As third-generation owners, McNeill and Clark said it was a hard decision to sell the stores. Despite many other offers in the ensuing years, the two felt Majors Management was the right choice for their employees.
“They’re a bigger company. They’re probably going to have benefits as good or better than what we could provide, and everybody’s pay was matched. I felt good about that, and that’s one of the things that we wanted to know before we would sign.”
Clark said he’s proud of the relationships they’ve built through the Mac’s Food Stores and the way he served his employees as a sometimes boss, sometimes counselor, that he thinks is “unique to a family business.” And though he said he’ll miss the day-to-day interactions, he knows he’s not going to lose touch with the other business owners, like Michael Davenport of JT Davenport and Sons wholesalers.

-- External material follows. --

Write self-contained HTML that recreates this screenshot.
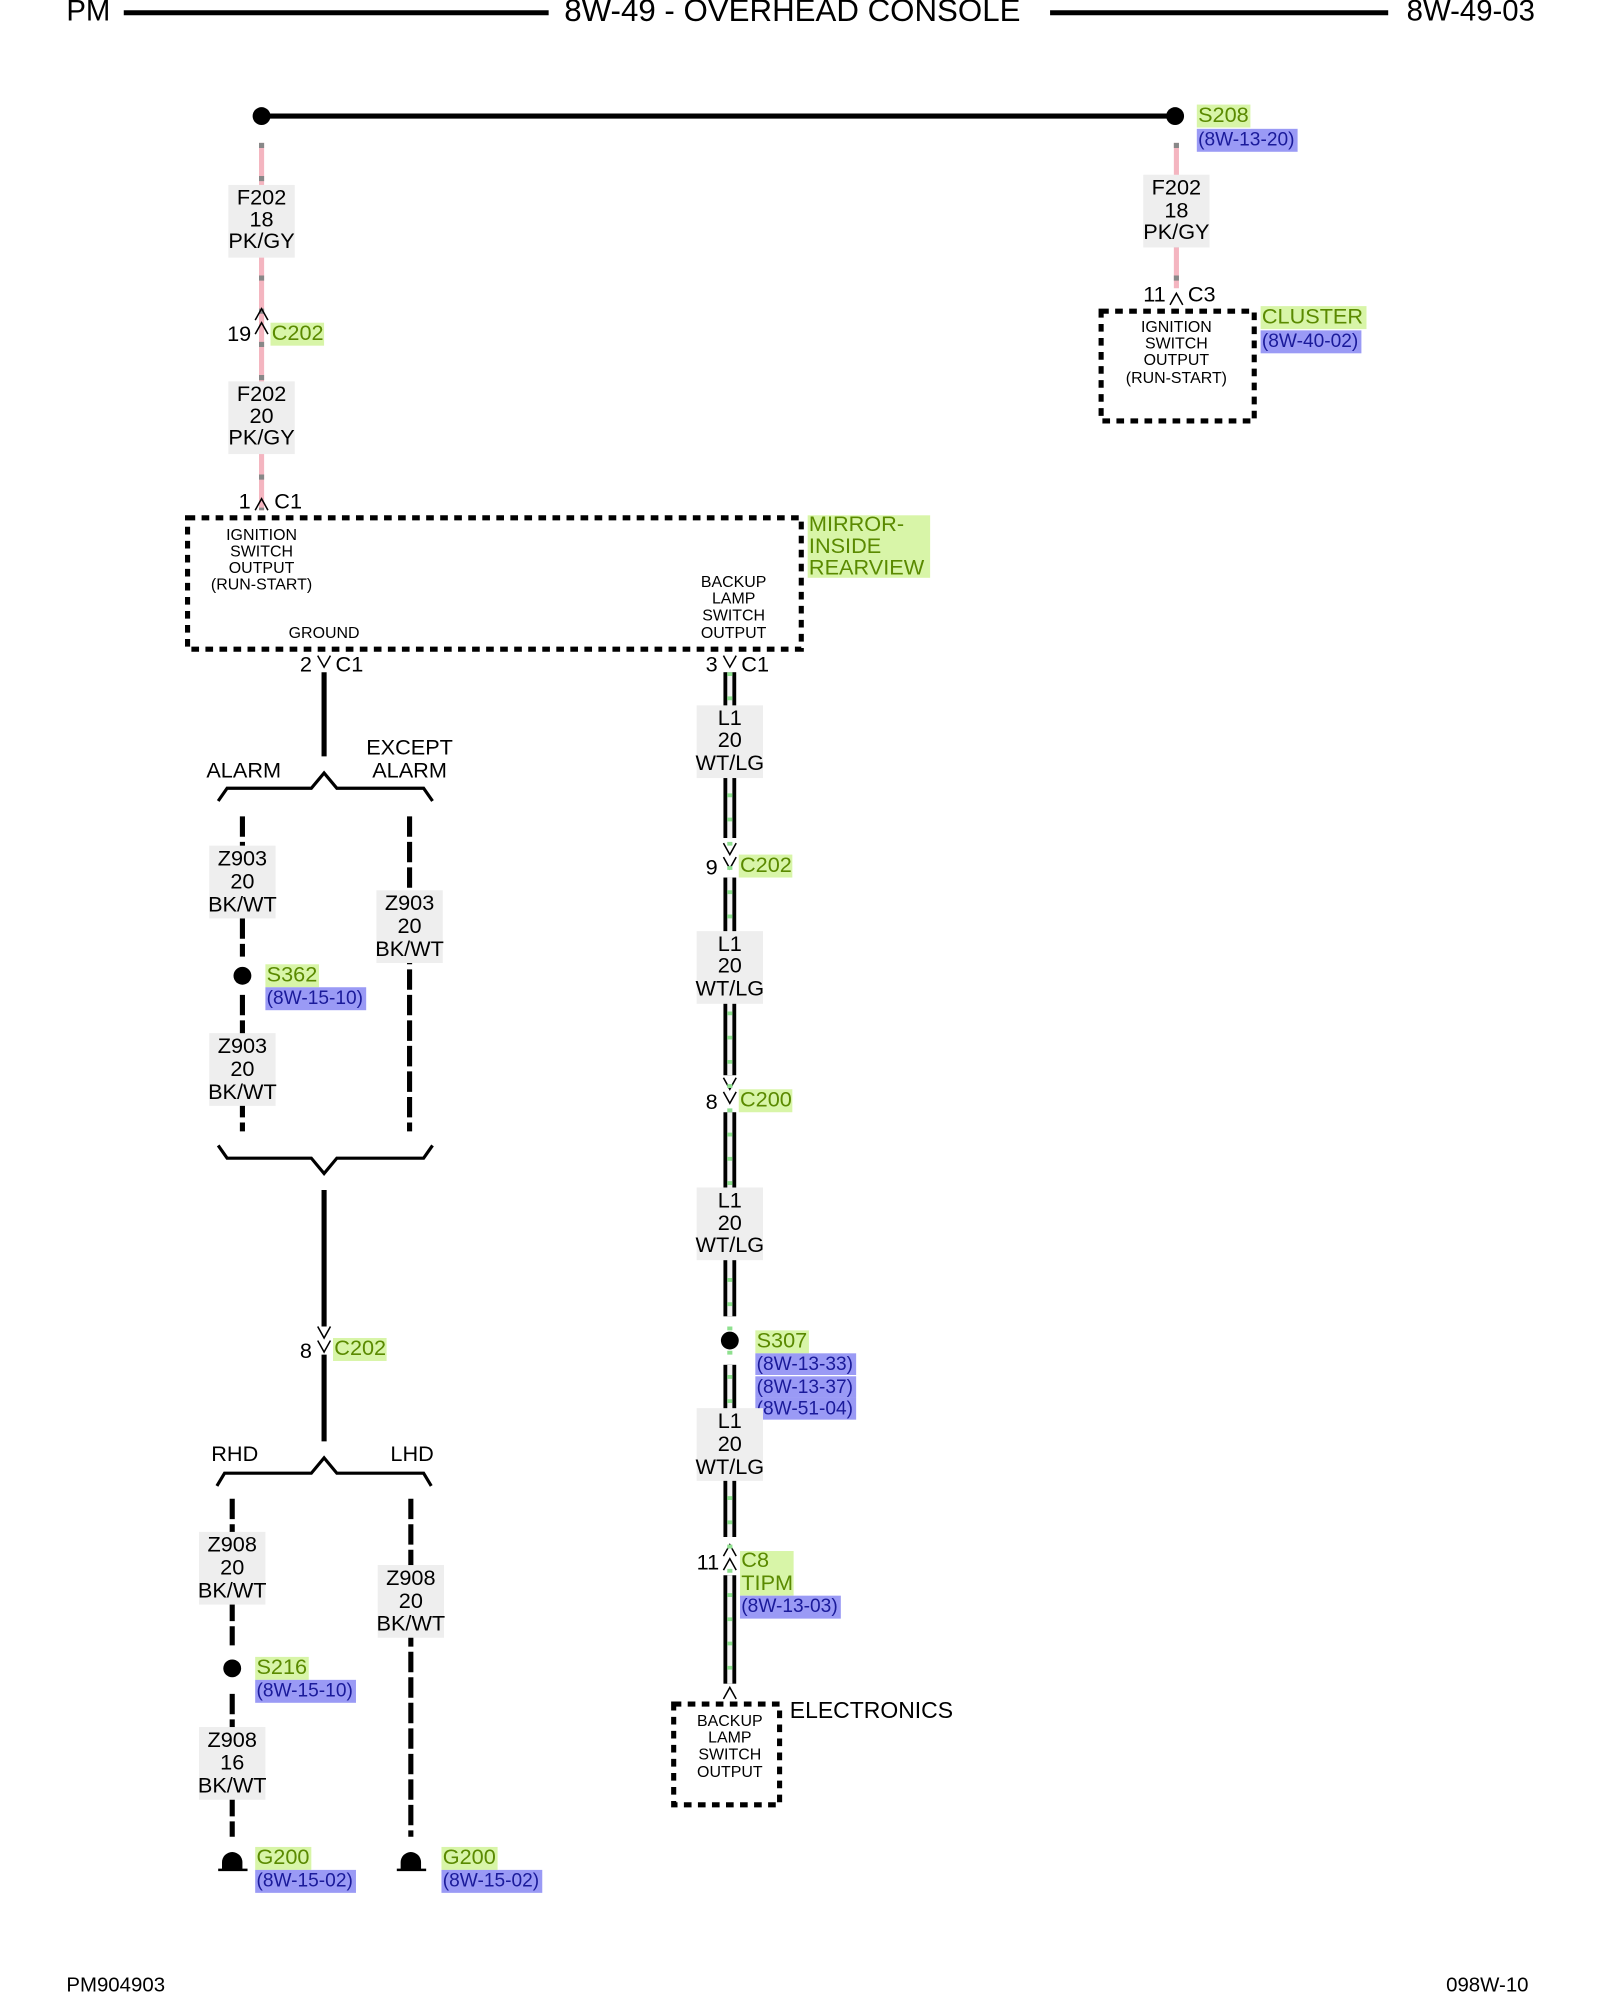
<!DOCTYPE html>
<html><head><meta charset="utf-8"><style>
html,body{margin:0;padding:0;background:#fff;}
svg{display:block;}
text{font-family:"Liberation Sans",sans-serif;fill:#000;}
.l{font-size:17px;text-anchor:middle;dominant-baseline:middle;}
.s{font-size:12.5px;text-anchor:middle;dominant-baseline:middle;}
.c{font-size:17px;dominant-baseline:middle;}
.g{font-size:17px;dominant-baseline:middle;fill:#5a8a00;}
.b{font-size:15px;dominant-baseline:middle;fill:#1a1a9a;}
</style></head><body>
<svg width="1600" height="2000" viewBox="0 0 1254 1568" preserveAspectRatio="none" xmlns="http://www.w3.org/2000/svg">
<rect width="1254" height="1568" fill="#fff"/>
<!-- header -->
<text x="52" y="10" style="font-size:23px;dominant-baseline:middle">PM</text>
<line x1="97" y1="10" x2="430" y2="10" stroke="#000" stroke-width="4"/>
<text x="621" y="10" style="font-size:24.5px;text-anchor:middle;dominant-baseline:middle">8W-49 - OVERHEAD CONSOLE</text>
<line x1="823" y1="10" x2="1088" y2="10" stroke="#000" stroke-width="4"/>
<text x="1203" y="10" style="font-size:23px;text-anchor:end;dominant-baseline:middle">8W-49-03</text>
<text x="52" y="1557" style="font-size:16px;dominant-baseline:middle">PM904903</text>
<text x="1198" y="1557" style="font-size:16px;text-anchor:end;dominant-baseline:middle">098W-10</text>

<!-- bus -->
<line x1="205" y1="91" x2="921" y2="91" stroke="#000" stroke-width="4"/>
<circle cx="205" cy="91" r="7"/><circle cx="921" cy="91" r="7"/>
<rect x="938" y="82" width="42" height="18" fill="#d8f5a8"/><text class="g" x="939" y="91">S208</text>
<rect x="938" y="101" width="79" height="18" fill="#9a9af5"/><text class="b" x="939" y="110">(8W-13-20)</text>

<!-- pink wires -->
<g stroke-width="4">
<line x1="205" y1="112" x2="205" y2="400" stroke="#f4b5c0"/>
<line x1="205" y1="112" x2="205" y2="400" stroke="#888" stroke-dasharray="4 22"/>
<line x1="922" y1="112" x2="922" y2="226" stroke="#f4b5c0"/>
<line x1="922" y1="112" x2="922" y2="226" stroke="#888" stroke-dasharray="4 22"/>
</g>
<rect x="179" y="145" width="52" height="57" fill="#eee"/>
<text class="l" x="205" y="156">F202</text><text class="l" x="205" y="173">18</text><text class="l" x="205" y="190">PK/GY</text>
<rect x="179" y="299" width="52" height="57" fill="#eee"/>
<text class="l" x="205" y="310">F202</text><text class="l" x="205" y="327">20</text><text class="l" x="205" y="344">PK/GY</text>
<rect x="896" y="137" width="52" height="57" fill="#eee"/>
<text class="l" x="922" y="148">F202</text><text class="l" x="922" y="166">18</text><text class="l" x="922" y="183">PK/GY</text>

<g fill="none" stroke="#000" stroke-width="1.2">
<polyline points="200,251 205,242 210,251"/><polyline points="200,262 205,253 210,262"/>
<polyline points="200,400 205,391 210,400"/>
<polyline points="917,239 922,230 927,239"/>
<polyline points="249,514 254,523 259,514"/>
<polyline points="567,514 572,523 577,514"/>
<polyline points="567,661 572,670 577,661"/><polyline points="567,672 572,681 577,672"/>
<polyline points="567,845 572,854 577,845"/><polyline points="567,856 572,865 577,856"/>
<polyline points="249,1040 254,1049 259,1040"/><polyline points="249,1051 254,1060 259,1051"/>
<polyline points="567,1220 572,1211 577,1220"/><polyline points="567,1231 572,1222 577,1231"/>
<polyline points="567,1332 572,1323 577,1332"/>
</g>
<text class="c" x="178" y="263">19</text>
<rect x="212" y="253" width="42" height="18" fill="#d8f5a8"/><text class="g" x="213" y="262">C202</text>
<text class="c" x="187" y="394">1</text><text class="c" x="215" y="394">C1</text>
<text class="c" x="896" y="232">11</text><text class="c" x="931" y="232">C3</text>

<!-- boxes -->
<g fill="none" stroke="#000" stroke-width="4" stroke-dasharray="6 5">
<rect x="147" y="406" width="481" height="103"/>
<rect x="863" y="244" width="120" height="86"/>
<rect x="528" y="1336" width="83" height="79"/>
</g>
<text class="s" x="205" y="420">IGNITION</text><text class="s" x="205" y="433">SWITCH</text><text class="s" x="205" y="446">OUTPUT</text><text class="s" x="205" y="459">(RUN-START)</text>
<text class="s" x="254" y="497">GROUND</text>
<text class="s" x="575" y="457">BACKUP</text><text class="s" x="575" y="470">LAMP</text><text class="s" x="575" y="483">SWITCH</text><text class="s" x="575" y="497">OUTPUT</text>
<rect x="633" y="404" width="96" height="49" fill="#d8f5a8"/>
<text class="g" x="634" y="412">MIRROR-</text><text class="g" x="634" y="429">INSIDE</text><text class="g" x="634" y="446">REARVIEW</text>
<text class="s" x="922" y="257">IGNITION</text><text class="s" x="922" y="270">SWITCH</text><text class="s" x="922" y="283">OUTPUT</text><text class="s" x="922" y="297">(RUN-START)</text>
<rect x="988" y="240" width="83" height="18" fill="#d8f5a8"/><text class="g" x="989" y="249">CLUSTER</text>
<rect x="988" y="259" width="79" height="18" fill="#9a9af5"/><text class="b" x="989" y="268">(8W-40-02)</text>
<text class="s" x="572" y="1350">BACKUP</text><text class="s" x="572" y="1363">LAMP</text><text class="s" x="572" y="1376">SWITCH</text><text class="s" x="572" y="1390">OUTPUT</text>
<text class="c" x="619" y="1342" style="font-size:18px">ELECTRONICS</text>

<!-- ground tree -->
<text class="c" x="235" y="522">2</text><text class="c" x="263" y="522">C1</text>
<line x1="254" y1="527" x2="254" y2="593" stroke="#000" stroke-width="4"/>
<text class="l" x="191" y="605">ALARM</text>
<text class="l" x="321" y="587">EXCEPT</text><text class="l" x="321" y="605">ALARM</text>
<g fill="none" stroke="#000" stroke-width="2.5">
<polyline points="171,628 178,618 244,618 254,606 264,618 332,618 339,628"/>
<polyline points="171,898 178,908 244,908 254,920 264,908 332,908 339,898"/>
<polyline points="170,1165 176,1155 244,1155 254,1143 264,1155 332,1155 338,1165"/>
</g>
<g stroke="#000" stroke-width="4" stroke-dasharray="16 4">
<line x1="190" y1="640" x2="190" y2="750"/><line x1="190" y1="780" x2="190" y2="887"/>
<line x1="321" y1="640" x2="321" y2="887"/>
<line x1="182" y1="1175" x2="182" y2="1290"/><line x1="182" y1="1328" x2="182" y2="1440"/>
<line x1="322" y1="1175" x2="322" y2="1440"/>
</g>
<rect x="164" y="663" width="52" height="57" fill="#eee"/>
<text class="l" x="190" y="674">Z903</text><text class="l" x="190" y="692">20</text><text class="l" x="190" y="710">BK/WT</text>
<rect x="164" y="810" width="52" height="57" fill="#eee"/>
<text class="l" x="190" y="821">Z903</text><text class="l" x="190" y="839">20</text><text class="l" x="190" y="857">BK/WT</text>
<rect x="295" y="698" width="52" height="57" fill="#eee"/>
<text class="l" x="321" y="709">Z903</text><text class="l" x="321" y="727">20</text><text class="l" x="321" y="745">BK/WT</text>
<circle cx="190" cy="765" r="7"/>
<rect x="208" y="756" width="42" height="18" fill="#d8f5a8"/><text class="g" x="209" y="765">S362</text>
<rect x="208" y="774" width="79" height="18" fill="#9a9af5"/><text class="b" x="209" y="783">(8W-15-10)</text>

<line x1="254" y1="933" x2="254" y2="1040" stroke="#000" stroke-width="4"/>
<line x1="254" y1="1062" x2="254" y2="1130" stroke="#000" stroke-width="4"/>
<text class="c" x="235" y="1060">8</text>
<rect x="261" y="1049" width="42" height="18" fill="#d8f5a8"/><text class="g" x="262" y="1058">C202</text>
<text class="l" x="184" y="1141">RHD</text><text class="l" x="323" y="1141">LHD</text>

<rect x="156" y="1201" width="52" height="57" fill="#eee"/>
<text class="l" x="182" y="1212">Z908</text><text class="l" x="182" y="1230">20</text><text class="l" x="182" y="1248">BK/WT</text>
<rect x="156" y="1354" width="52" height="57" fill="#eee"/>
<text class="l" x="182" y="1365">Z908</text><text class="l" x="182" y="1383">16</text><text class="l" x="182" y="1401">BK/WT</text>
<rect x="296" y="1227" width="52" height="57" fill="#eee"/>
<text class="l" x="322" y="1238">Z908</text><text class="l" x="322" y="1256">20</text><text class="l" x="322" y="1274">BK/WT</text>
<circle cx="182" cy="1308" r="7"/>
<rect x="200" y="1299" width="42" height="18" fill="#d8f5a8"/><text class="g" x="201" y="1308">S216</text>
<rect x="200" y="1317" width="79" height="18" fill="#9a9af5"/><text class="b" x="201" y="1326">(8W-15-10)</text>
<path d="M174,1466 L174,1460 A8,8 0 0 1 190,1460 L190,1466 Z"/><line x1="171" y1="1466" x2="194" y2="1466" stroke="#000" stroke-width="2"/>
<path d="M314,1466 L314,1460 A8,8 0 0 1 330,1460 L330,1466 Z"/><line x1="311" y1="1466" x2="334" y2="1466" stroke="#000" stroke-width="2"/>
<rect x="200" y="1448" width="44" height="18" fill="#d8f5a8"/><text class="g" x="201" y="1457">G200</text>
<rect x="200" y="1466" width="79" height="18" fill="#9a9af5"/><text class="b" x="201" y="1475">(8W-15-02)</text>
<rect x="346" y="1448" width="44" height="18" fill="#d8f5a8"/><text class="g" x="347" y="1457">G200</text>
<rect x="346" y="1466" width="79" height="18" fill="#9a9af5"/><text class="b" x="347" y="1475">(8W-15-02)</text>

<!-- L1 wire -->
<g>
<rect x="567" y="527" width="10" height="130" fill="#000"/><rect x="570" y="527" width="4" height="130" fill="#f4f4f4"/>
<rect x="567" y="688" width="10" height="155" fill="#000"/><rect x="570" y="688" width="4" height="155" fill="#f4f4f4"/>
<rect x="567" y="872" width="10" height="160" fill="#000"/><rect x="570" y="872" width="4" height="160" fill="#f4f4f4"/>
<rect x="567" y="1070" width="10" height="135" fill="#000"/><rect x="570" y="1070" width="4" height="135" fill="#f4f4f4"/>
<rect x="567" y="1235" width="10" height="85" fill="#000"/><rect x="570" y="1235" width="4" height="85" fill="#f4f4f4"/>
<line x1="572" y1="527" x2="572" y2="1320" stroke="#8fe08f" stroke-width="4" stroke-dasharray="3 16"/>
</g>
<text class="c" x="553" y="522">3</text><text class="c" x="581" y="522">C1</text>
<rect x="546" y="553" width="52" height="57" fill="#eee"/>
<text class="l" x="572" y="564">L1</text><text class="l" x="572" y="581">20</text><text class="l" x="572" y="599">WT/LG</text>
<text class="c" x="553" y="681">9</text>
<rect x="579" y="670" width="42" height="18" fill="#d8f5a8"/><text class="g" x="580" y="679">C202</text>
<rect x="546" y="730" width="52" height="57" fill="#eee"/>
<text class="l" x="572" y="741">L1</text><text class="l" x="572" y="758">20</text><text class="l" x="572" y="776">WT/LG</text>
<text class="c" x="553" y="865">8</text>
<rect x="579" y="854" width="42" height="18" fill="#d8f5a8"/><text class="g" x="580" y="863">C200</text>
<rect x="546" y="931" width="52" height="57" fill="#eee"/>
<text class="l" x="572" y="942">L1</text><text class="l" x="572" y="960">20</text><text class="l" x="572" y="977">WT/LG</text>
<circle cx="572" cy="1051" r="7"/>
<rect x="592" y="1043" width="42" height="18" fill="#d8f5a8"/><text class="g" x="593" y="1052">S307</text>
<rect x="592" y="1061" width="79" height="17" fill="#9a9af5"/><text class="b" x="593" y="1070">(8W-13-33)</text>
<rect x="592" y="1079" width="79" height="17" fill="#9a9af5"/><text class="b" x="593" y="1088">(8W-13-37)</text>
<rect x="592" y="1096" width="79" height="17" fill="#9a9af5"/><text class="b" x="593" y="1105">(8W-51-04)</text>
<rect x="546" y="1104" width="52" height="57" fill="#eee"/>
<text class="l" x="572" y="1115">L1</text><text class="l" x="572" y="1133">20</text><text class="l" x="572" y="1151">WT/LG</text>
<text class="c" x="546" y="1226">11</text>
<rect x="580" y="1216" width="42" height="35" fill="#d8f5a8"/>
<text class="g" x="581" y="1224">C8</text><text class="g" x="581" y="1242">TIPM</text>
<rect x="580" y="1251" width="79" height="18" fill="#9a9af5"/><text class="b" x="581" y="1260">(8W-13-03)</text>
</svg>
</body></html>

McNeill and Clark say they look forward to continuing to see their longtime employees from the other side of the counter, but like tobacco curing oil and kerosene, the convenience stores are a venture best left to larger companies.
”When you spread costs over dozens of stores versus four, it’s just that economy of scale that the bigger companies have an advantage with,” said McNeill. “So we felt like it’s probably a good time to let them run the stores, and we’d concentrate on growing the propane side.”
Selling the Exxon stations attached to the Mac’s Food Stores is part of a larger reduction in the fuel oil distribution. They’ll still serve mostly larger commercial clients, like golf courses, but that allows them to focus on and expand their propane business.
“ It’s one of the few businesses where little Mom and Pops can compete with the big guys because of the service,” said McNeill. “ Propane is propane. You’ve got price, but also service. And we just feel like we give better service than anybody else.”